Books speak to us, and in a new exhibit of artists books at the UC Santa Barbara Library, that voice is distinctly female.
“A Powerful Voice: Nurturing Creativity — Female Book Artists at the College of Creative Studies” will showcase the talents of UCSB students, alumni and faculty with nearly 30 works that range from the avant-garde to the wildly abstract.
“This show exposes the intimate power of women’s voices through book arts,” said Danelle Moon, director of Special Research Collections and the curator of the exhibit. “Female students are exploring what it means to be a young woman growing up in the 21st century through this unique creative medium.”
“A Powerful Voice” opens with a public reception April 6 from 5 to 7 p.m. in Special Research Collections on the library’s third floor. The exhibition will continue through Aug. 11.
The exhibit was borne of a conversation between Moon and Linda Ekstrom, an instructor in the College of Creative Studies (CCS) and noted artist. They agreed the time had come to highlight the works of CCS students in the Book Arts program. But where?
“The students don’t have a lot of opportunity to showcase their work because the CCS space is small and without a studio for that purpose,” Moon said. And so she conceived of the idea to present the works in the library’s Special Research Collections gallery, which is designed for exhibiting unique and rare materials.
Moon, who collects artists books for the library, thought the exhibit could use some heavy hitters, too. So in addition to Ekstrom, she included CCS faculty member Harry Reese, instructor Sandra Liddell Reese and CCS alumnae Carolee Campbell of Ninja Press and Mary Heebner, all of whom enjoy national renown and whose works are already in the library’s collections.
Moon noted that CCS, true to UCSB’s commitment to interdisciplinary studies, gives its students multiple avenues to express themselves.
“The other part I love about CCS’s Book Arts program is that it’s very interdisciplinary,” Moon said. “And so a lot of the students are not art or humanities students; they’re science students. So you see this interesting intersection of the sciences with the humanities and art in these books.”
Consider Mona Luo, who earned bachelor’s degrees in art and biology from UCSB. Her work, “Invisible Cities,” is a nod to the book of the same name written by Italo Calvino. In it, a young Marco Polo describes wondrous cities to Kublai Kahn. The book is often used to teach students how to think creatively. In Luo’s piece, the four walls of a city contain “doors” that unfold to reveal titled sketches of city scenes.
A number of other works are also inspired by “Invisible Cities.” CCS alumna Linda Cabrera contributes two pieces, “Clifton’s Cafeteria” and “The Church on the Corner,” that play on the meaning of place in two buildings in Los Angeles that were of special significance to her growing up.

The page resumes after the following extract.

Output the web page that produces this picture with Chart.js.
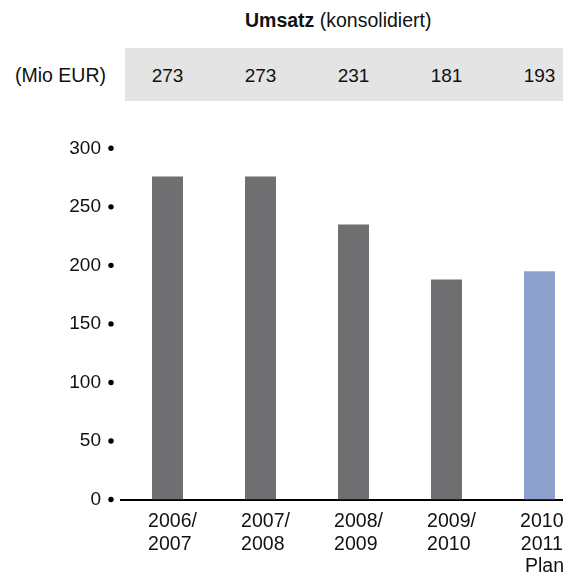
<!DOCTYPE html>
<html><head><meta charset="utf-8">
<script src="https://cdn.jsdelivr.net/npm/chart.js@4"></script>
<style>
html,body{margin:0;padding:0;background:#fff;overflow:hidden;width:563px;height:585px;}
#wrap{position:relative;width:563px;height:585px;overflow:hidden;font-family:"Liberation Sans",Arial,sans-serif;color:#111;}
#title{position:absolute;left:245px;top:10.6px;font-size:19.5px;line-height:19.5px;white-space:nowrap;}
#unit{position:absolute;left:15px;top:66.2px;font-size:19.5px;line-height:19.5px;white-space:nowrap;}
#band{position:absolute;left:125px;top:47.7px;right:0;height:53px;background:#e3e4e3;}
.bv{position:absolute;top:66.2px;font-size:19px;line-height:19px;transform:translateX(-50%);white-space:nowrap;}
canvas{position:absolute;left:0;top:0;}
</style></head><body>
<div id="wrap">
<div id="band"></div>
<div id="title"><b>Umsatz</b> (konsolidiert)</div>
<div id="unit">(Mio EUR)</div>
<div id="bandvals"></div>
<canvas id="c" width="600" height="585" style="width:600px;height:585px"></canvas>
</div>
<script>
// ---- data ----
const categories = [
  ["2006/", "2007\u00A0"],
  ["2007/", "2008\u00A0"],
  ["2008/", "2009\u00A0"],
  ["2009/", "2010\u00A0"],
  ["2010/", "2011\u00A0", "Plan"]
];
const barValues = [276, 276, 235, 188, 195];
const bandValues = ["273", "273", "231", "181", "193"];
const yMin = 0, yMax = 300, yStep = 50;

// ---- styles ----
const FONT = '"Liberation Sans", Arial, sans-serif';
const barColors = ['#6f6f71', '#6f6f71', '#6f6f71', '#6f6f71', '#8ea1cd'];

// small round bullets next to each y tick, placed through the y scale
const tickDots = {
  id: 'tickDots',
  afterDraw(c) {
    const y = c.scales.y, ctx = c.ctx;
    ctx.save();
    ctx.fillStyle = '#000';
    y.ticks.forEach(t => {
      ctx.beginPath();
      ctx.arc(c.chartArea.left - 10, y.getPixelForValue(t.value), 2.7, 0, Math.PI * 2);
      ctx.fill();
    });
    ctx.restore();
  }
};

const chart = new Chart(document.getElementById('c'), {
  type: 'bar',
  data: {
    labels: categories,
    datasets: [{
      data: barValues,
      backgroundColor: barColors,
      borderWidth: 0,
      categoryPercentage: 1,
      barPercentage: 0.333
    }]
  },
  plugins: [tickDots],
  options: {
    responsive: false,
    animation: false,
    layout: { padding: { top: 148.3, right: 14, left: 0, bottom: 0 } },
    plugins: { legend: { display: false }, tooltip: { enabled: false }, title: { display: false } },
    scales: {
      x: {
        grid: { display: false, drawTicks: false },
        border: { display: true, color: '#000', width: 2 },
        ticks: {
          color: '#111', autoSkip: false, maxRotation: 0, padding: 11, labelOffset: 5,
          font: { family: FONT, size: 19.5, lineHeight: 1.16 }
        },
        afterFit(s) { s.height = 85.5; }
      },
      y: {
        min: yMin, max: yMax,
        grid: { display: false, drawTicks: false },
        border: { display: false },
        ticks: {
          stepSize: yStep, padding: 20, color: '#111',
          font: { family: FONT, size: 19 }
        },
        afterFit(s) { s.width = 121; }
      }
    }
  }
});

// band values placed at the category centres of the chart's x scale
const holder = document.getElementById('bandvals');
const xs = chart.scales.x;
bandValues.forEach((t, i) => {
  const d = document.createElement('div');
  d.className = 'bv';
  d.textContent = t;
  d.style.left = xs.getPixelForValue(i) + 'px';
  holder.appendChild(d);
});
</script>
</body></html>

The exhibit takes some inspiration from the words of Johanna Drucker, one of the country’s most acclaimed book artists: “The women who make books out of the materials of their lives and imagination establish a balance that gives voice to their own issues on their own terms,” she said in 2007.
“It’s all about feminism and the female influence in our current political time,” Moon said, “but it’s also going to be a really playful exhibit.”